The heart rate monitor seems to reflect what I know my heart rate is during certain exercises. I can’t complain about the accuracy. What I can complain about is that because of the small screen when doing an activity like bike riding you can see pretty much one set of criteria and one only unless you swipe right or left on the watch. To clarify when I start the bike riding activity the screen I see shows my speed and distance. To see my heart rate I have to swipe over a couple of screens. Then I don’t know what my distance is. That creates an issue for me however it is a small screen and that’s the way it is. Having to make a choice, I will choose Heart Rate in most instances.
One thing I REALLY like is that Fitbit syncs up with Strava.
You can set this up in the Fitbit webpage or app. Strava is FAR superior to the Fitbit app for looking at and analyzing your workouts.
I found the activities to be buried in the Fitbit app.

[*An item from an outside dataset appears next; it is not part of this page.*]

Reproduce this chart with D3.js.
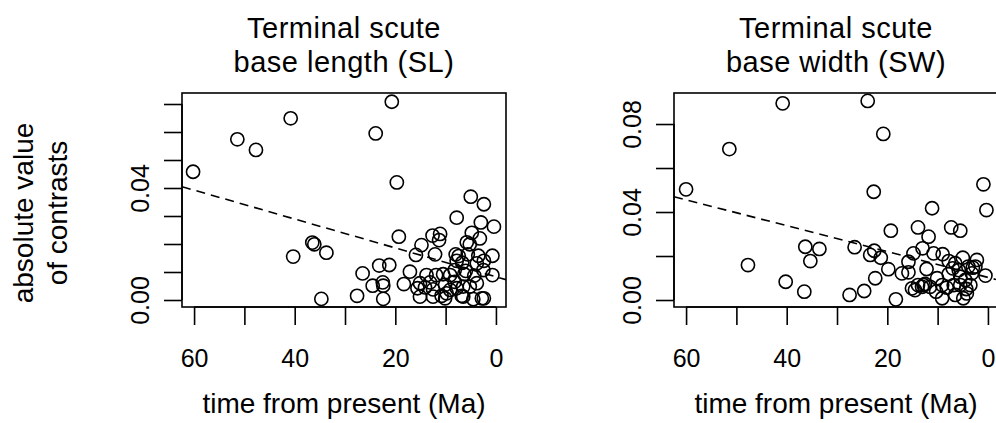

I guess once you find them though it is easy to find them again. But it took me a while to find this bike ride. I do find the Fitbit app to be a bit perplexing. All the more reason that I’m happy that it uploads its data to Strava. Maybe the app will grow on me, but I doubt it.
Another thing I noticed that when I tried to view the screen while bike riding the wrist raise feature didn’t work that great. you really have to be animated in how you move your arm/wrist to make the screen light up. I can’t find a sensitivity adjustment in the app to deal with it. Also to get the screen to light up from a touch you have to REALLY MEAN IT WITH YOUR TOUCH. A light, quick tap does not cut it here.
It may seem like I’ve honed in on some of its deficiencies however here’s the scoop. It is a great fitness tracker, that doesn’t break the bank that does GPS and heart rate monitoring well. It syncs with a major fitness website, Strava, which makes it worth the price of admission.
One noted beef would be the battery life with GPS on. This tracker would not be a great choice for a long day hiking. And I’m not sure how robust the screen is either. Pretty sure a couple good scrapes against the trees would deface it pretty good. Definitely not a hiking watch.
UPDATE: AFTER USING THIS THING A FEW TIMES I’VE COME TO THE FOLLOWING CONCLUSION. I CANNOT SEE THE SCREEN IN DIRECT SUNLIGHT. THROW IN A FINGERPRINT SMUDGE OR TWO AND YOU CAN FORGET TRYING TO SEE THE SCREEN AT ALL. IF YOU RUN AT NIGHT OR BIKE IN THE TWILIGHT…….IT WILL PROBABLY BE OKAY. IF YOU ARE IN SUNLIGHT AND TRYING TO CATCH A GLIMPSE OF YOUR TIME OR HEART RATE. FORGET IT. I CANNOT RECOMMEND THIS DEVICE FOR SERIOUS FITNESS USEAGE IN THE DAYLIGHT.
Pretty sure though this would be my choice for swimming. It has a nice, low profile for that which is probably more conducive to swimming than a giant round watch. And of course swimming doesn’t require the GPS to be on with the subsequent big battery draw. For swimmers, this is your Huckleberry.
Get one and RUN! Just not in the sunlight.